Given exercise: Write out each line of the listing as it stands, without the images.

··· Material provided ···

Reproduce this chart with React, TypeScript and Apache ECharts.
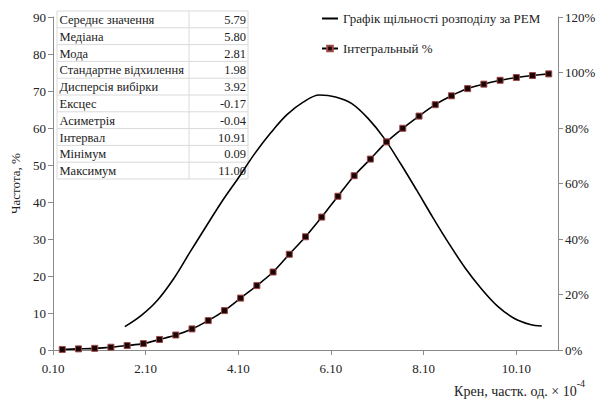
import React, { useEffect, useRef } from "react";
import * as echarts from "echarts";

const integralX = [0.30, 0.65, 1.00, 1.35, 1.70, 2.05, 2.40, 2.75, 3.10, 3.45, 3.80, 4.15, 4.50, 4.85, 5.20, 5.55, 5.90, 6.25, 6.60, 6.95, 7.30, 7.65, 8.00, 8.35, 8.70, 9.05, 9.40, 9.75, 10.10, 10.45, 10.80];
const integralPct = [0.2, 0.4, 0.6, 1.0, 1.6, 2.3, 3.8, 5.4, 7.6, 10.6, 14.2, 18.7, 23.2, 28.1, 34.5, 40.8, 47.9, 55.4, 62.8, 68.8, 75.0, 79.9, 84.3, 88.4, 91.6, 94.2, 95.8, 97.2, 98.2, 98.9, 99.5];

const densityX = [1.65, 2.00, 2.35, 2.70, 3.05, 3.40, 3.75, 4.10, 4.45, 4.80, 5.15, 5.50, 5.85, 6.20, 6.55, 6.90, 7.25, 7.60, 7.95, 8.30, 8.65, 9.00, 9.35, 9.70, 10.05, 10.40, 10.65];
const densityY = [6.3, 9.3, 13.4, 19.2, 26.3, 33.3, 40.2, 46.5, 53.0, 58.7, 63.6, 67.0, 68.9, 68.4, 66.6, 62.6, 57.2, 50.4, 43.2, 35.8, 28.7, 22.1, 16.5, 11.8, 8.6, 6.9, 6.5];

const xTickValues = [0.1, 2.1, 4.1, 6.1, 8.1, 10.1];

const statLabels = ["Середнє значення", "Медіана", "Мода", "Стандартне відхилення", "Дисперсія вибірки", "Ексцес", "Асиметрія", "Інтервал", "Мінімум", "Максимум"];
const statValues = ["5.79", "5.80", "2.81", "1.98", "3.92", "-0.17", "-0.04", "10.91", "0.09", "11.00"];

const seriesNames = ["Графік щільності розподілу за PEM", "Інтегральный %"];

const FONT = "Liberation Serif";

export default function App() {
  const ref = useRef<HTMLDivElement>(null);
  useEffect(() => {
    if (!ref.current) return;
    const chart = echarts.init(ref.current, undefined, { renderer: "svg" });

    const tLeft = 57, tMid = 189, tRight = 248, tTop = 11, rowH = 16.8;
    const tableEls: any[] = [];
    tableEls.push({ type: "rect", shape: { x: tLeft, y: tTop, width: tRight - tLeft, height: rowH * statLabels.length }, style: { fill: "#fff", stroke: "#dadada", lineWidth: 1 } });
    tableEls.push({ type: "line", shape: { x1: tMid, y1: tTop, x2: tMid, y2: tTop + rowH * statLabels.length }, style: { stroke: "#dadada", lineWidth: 1 } });
    statLabels.forEach((lab, i) => {
      const y0 = tTop + rowH * i;
      if (i > 0) tableEls.push({ type: "line", shape: { x1: tLeft, y1: y0, x2: tRight, y2: y0 }, style: { stroke: "#dadada", lineWidth: 1 } });
      tableEls.push({ type: "text", x: tLeft + 2.5, y: y0 + rowH / 2 + 0.5, style: { text: lab, font: `12.5px '${FONT}'`, fill: "#222", verticalAlign: "middle", align: "left" } });
      tableEls.push({ type: "text", x: tRight - 2, y: y0 + rowH / 2 + 0.5, style: { text: statValues[i], font: `12.5px '${FONT}'`, fill: "#222", verticalAlign: "middle", align: "right" } });
    });

    chart.setOption({
      animation: false,
      textStyle: { fontFamily: FONT },
      grid: { left: 53, right: 44, top: 17, bottom: 51 },
      legend: {
        orient: "vertical",
        left: 316,
        top: 7,
        itemGap: 17,
        itemWidth: 16,
        itemHeight: 7,
        textStyle: { fontFamily: FONT, fontSize: 13, color: "#222" },
        data: [
          { name: seriesNames[0], itemStyle: { color: "rgba(0,0,0,0)", borderColor: "rgba(0,0,0,0)", borderWidth: 0 } },
          { name: seriesNames[1] },
        ],
      },
      xAxis: {
        type: "value",
        min: 0.1,
        max: 11.0,
        axisLine: { lineStyle: { color: "#8a8a8a" } },
        axisTick: { show: true, length: 5, lineStyle: { color: "#8a8a8a" }, customValues: xTickValues },
        axisLabel: { fontFamily: FONT, fontSize: 13, color: "#222", margin: 12, customValues: xTickValues, formatter: (v: number) => v.toFixed(2) },
        splitLine: { show: false },
      },
      yAxis: [
        {
          type: "value",
          min: 0,
          max: 90,
          interval: 10,
          name: "Частота, %",
          nameLocation: "middle",
          nameGap: 28,
          nameRotate: 90,
          nameTextStyle: { fontFamily: FONT, fontSize: 13, color: "#222" },
          axisLine: { show: true, lineStyle: { color: "#8a8a8a" } },
          axisTick: { show: true, length: 5, lineStyle: { color: "#8a8a8a" } },
          axisLabel: { fontFamily: FONT, fontSize: 13, color: "#222", margin: 7 },
          splitLine: { show: false },
        },
        {
          type: "value",
          min: 0,
          max: 120,
          interval: 20,
          position: "right",
          axisLine: { show: true, lineStyle: { color: "#8a8a8a" } },
          axisTick: { show: true, length: 5, lineStyle: { color: "#8a8a8a" } },
          axisLabel: { fontFamily: FONT, fontSize: 13, color: "#222", margin: 7, formatter: "{value}%" },
          splitLine: { show: false },
        },
      ],
      series: [
        {
          name: seriesNames[0],
          type: "line",
          yAxisIndex: 0,
          smooth: 0.35,
          symbol: "none",
          color: "#000",
          lineStyle: { color: "#000", width: 1.6 },
          data: densityX.map((x, i) => [x, densityY[i]]),
        },
        {
          name: seriesNames[1],
          type: "line",
          yAxisIndex: 1,
          smooth: 0.3,
          symbol: "rect",
          symbolSize: 6,
          color: "#1a0404",
          itemStyle: { color: "#1a0404", borderColor: "#a04848", borderWidth: 1 },
          lineStyle: { color: "#000", width: 1.6 },
          data: integralX.map((x, i) => [x, integralPct[i]]),
        },
      ],
      graphic: [
        ...tableEls,
        {
          type: "text",
          right: 17,
          top: 378,
          style: {
            text: "{a|Крен, частк. од. × 10}{s|-4}",
            rich: {
              a: { fontFamily: FONT, fontSize: 14, fill: "#222", lineHeight: 20, verticalAlign: "bottom" },
              s: { fontFamily: FONT, fontSize: 10, fill: "#222", lineHeight: 20, verticalAlign: "top" },
            },
          },
        },
      ],
    });
    return () => chart.dispose();
  }, []);
  return <div ref={ref} style={{ position: "absolute", left: 0, top: 0, width: 602, height: 401 }} />;
}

···

Task solution:
Reproduce this chart with React, TypeScript and Apache ECharts.
import React, { useEffect, useRef } from "react";
import * as echarts from "echarts";

const integralX = [0.30, 0.65, 1.00, 1.35, 1.70, 2.05, 2.40, 2.75, 3.10, 3.45, 3.80, 4.15, 4.50, 4.85, 5.20, 5.55, 5.90, 6.25, 6.60, 6.95, 7.30, 7.65, 8.00, 8.35, 8.70, 9.05, 9.40, 9.75, 10.10, 10.45, 10.80];
const integralPct = [0.2, 0.4, 0.6, 1.0, 1.6, 2.3, 3.8, 5.4, 7.6, 10.6, 14.2, 18.7, 23.2, 28.1, 34.5, 40.8, 47.9, 55.4, 62.8, 68.8, 75.0, 79.9, 84.3, 88.4, 91.6, 94.2, 95.8, 97.2, 98.2, 98.9, 99.5];

const densityX = [1.65, 2.00, 2.35, 2.70, 3.05, 3.40, 3.75, 4.10, 4.45, 4.80, 5.15, 5.50, 5.85, 6.20, 6.55, 6.90, 7.25, 7.60, 7.95, 8.30, 8.65, 9.00, 9.35, 9.70, 10.05, 10.40, 10.65];
const densityY = [6.3, 9.3, 13.4, 19.2, 26.3, 33.3, 40.2, 46.5, 53.0, 58.7, 63.6, 67.0, 68.9, 68.4, 66.6, 62.6, 57.2, 50.4, 43.2, 35.8, 28.7, 22.1, 16.5, 11.8, 8.6, 6.9, 6.5];

const xTickValues = [0.1, 2.1, 4.1, 6.1, 8.1, 10.1];

const statLabels = ["Середнє значення", "Медіана", "Мода", "Стандартне відхилення", "Дисперсія вибірки", "Ексцес", "Асиметрія", "Інтервал", "Мінімум", "Максимум"];
const statValues = ["5.79", "5.80", "2.81", "1.98", "3.92", "-0.17", "-0.04", "10.91", "0.09", "11.00"];

const seriesNames = ["Графік щільності розподілу за PEM", "Інтегральный %"];

const FONT = "Liberation Serif";

export default function App() {
  const ref = useRef<HTMLDivElement>(null);
  useEffect(() => {
    if (!ref.current) return;
    const chart = echarts.init(ref.current, undefined, { renderer: "svg" });

    const tLeft = 57, tMid = 189, tRight = 248, tTop = 11, rowH = 16.8;
    const tableEls: any[] = [];
    tableEls.push({ type: "rect", shape: { x: tLeft, y: tTop, width: tRight - tLeft, height: rowH * statLabels.length }, style: { fill: "#fff", stroke: "#dadada", lineWidth: 1 } });
    tableEls.push({ type: "line", shape: { x1: tMid, y1: tTop, x2: tMid, y2: tTop + rowH * statLabels.length }, style: { stroke: "#dadada", lineWidth: 1 } });
    statLabels.forEach((lab, i) => {
      const y0 = tTop + rowH * i;
      if (i > 0) tableEls.push({ type: "line", shape: { x1: tLeft, y1: y0, x2: tRight, y2: y0 }, style: { stroke: "#dadada", lineWidth: 1 } });
      tableEls.push({ type: "text", x: tLeft + 2.5, y: y0 + rowH / 2 + 0.5, style: { text: lab, font: `12.5px '${FONT}'`, fill: "#222", verticalAlign: "middle", align: "left" } });
      tableEls.push({ type: "text", x: tRight - 2, y: y0 + rowH / 2 + 0.5, style: { text: statValues[i], font: `12.5px '${FONT}'`, fill: "#222", verticalAlign: "middle", align: "right" } });
    });

    chart.setOption({
      animation: false,
      textStyle: { fontFamily: FONT },
      grid: { left: 53, right: 44, top: 17, bottom: 51 },
      legend: {
        orient: "vertical",
        left: 316,
        top: 7,
        itemGap: 17,
        itemWidth: 16,
        itemHeight: 7,
        textStyle: { fontFamily: FONT, fontSize: 13, color: "#222" },
        data: [
          { name: seriesNames[0], itemStyle: { color: "rgba(0,0,0,0)", borderColor: "rgba(0,0,0,0)", borderWidth: 0 } },
          { name: seriesNames[1] },
        ],
      },
      xAxis: {
        type: "value",
        min: 0.1,
        max: 11.0,
        axisLine: { lineStyle: { color: "#8a8a8a" } },
        axisTick: { show: true, length: 5, lineStyle: { color: "#8a8a8a" }, customValues: xTickValues },
        axisLabel: { fontFamily: FONT, fontSize: 13, color: "#222", margin: 12, customValues: xTickValues, formatter: (v: number) => v.toFixed(2) },
        splitLine: { show: false },
      },
      yAxis: [
        {
          type: "value",
          min: 0,
          max: 90,
          interval: 10,
          name: "Частота, %",
          nameLocation: "middle",
          nameGap: 28,
          nameRotate: 90,
          nameTextStyle: { fontFamily: FONT, fontSize: 13, color: "#222" },
          axisLine: { show: true, lineStyle: { color: "#8a8a8a" } },
          axisTick: { show: true, length: 5, lineStyle: { color: "#8a8a8a" } },
          axisLabel: { fontFamily: FONT, fontSize: 13, color: "#222", margin: 7 },
          splitLine: { show: false },
        },
        {
          type: "value",
          min: 0,
          max: 120,
          interval: 20,
          position: "right",
          axisLine: { show: true, lineStyle: { color: "#8a8a8a" } },
          axisTick: { show: true, length: 5, lineStyle: { color: "#8a8a8a" } },
          axisLabel: { fontFamily: FONT, fontSize: 13, color: "#222", margin: 7, formatter: "{value}%" },
          splitLine: { show: false },
        },
      ],
      series: [
        {
          name: seriesNames[0],
          type: "line",
          yAxisIndex: 0,
          smooth: 0.35,
          symbol: "none",
          color: "#000",
          lineStyle: { color: "#000", width: 1.6 },
          data: densityX.map((x, i) => [x, densityY[i]]),
        },
        {
          name: seriesNames[1],
          type: "line",
          yAxisIndex: 1,
          smooth: 0.3,
          symbol: "rect",
          symbolSize: 6,
          color: "#1a0404",
          itemStyle: { color: "#1a0404", borderColor: "#a04848", borderWidth: 1 },
          lineStyle: { color: "#000", width: 1.6 },
          data: integralX.map((x, i) => [x, integralPct[i]]),
        },
      ],
      graphic: [
        ...tableEls,
        {
          type: "text",
          right: 17,
          top: 378,
          style: {
            text: "{a|Крен, частк. од. × 10}{s|-4}",
            rich: {
              a: { fontFamily: FONT, fontSize: 14, fill: "#222", lineHeight: 20, verticalAlign: "bottom" },
              s: { fontFamily: FONT, fontSize: 10, fill: "#222", lineHeight: 20, verticalAlign: "top" },
            },
          },
        },
      ],
    });
    return () => chart.dispose();
  }, []);
  return <div ref={ref} style={{ position: "absolute", left: 0, top: 0, width: 602, height: 401 }} />;
}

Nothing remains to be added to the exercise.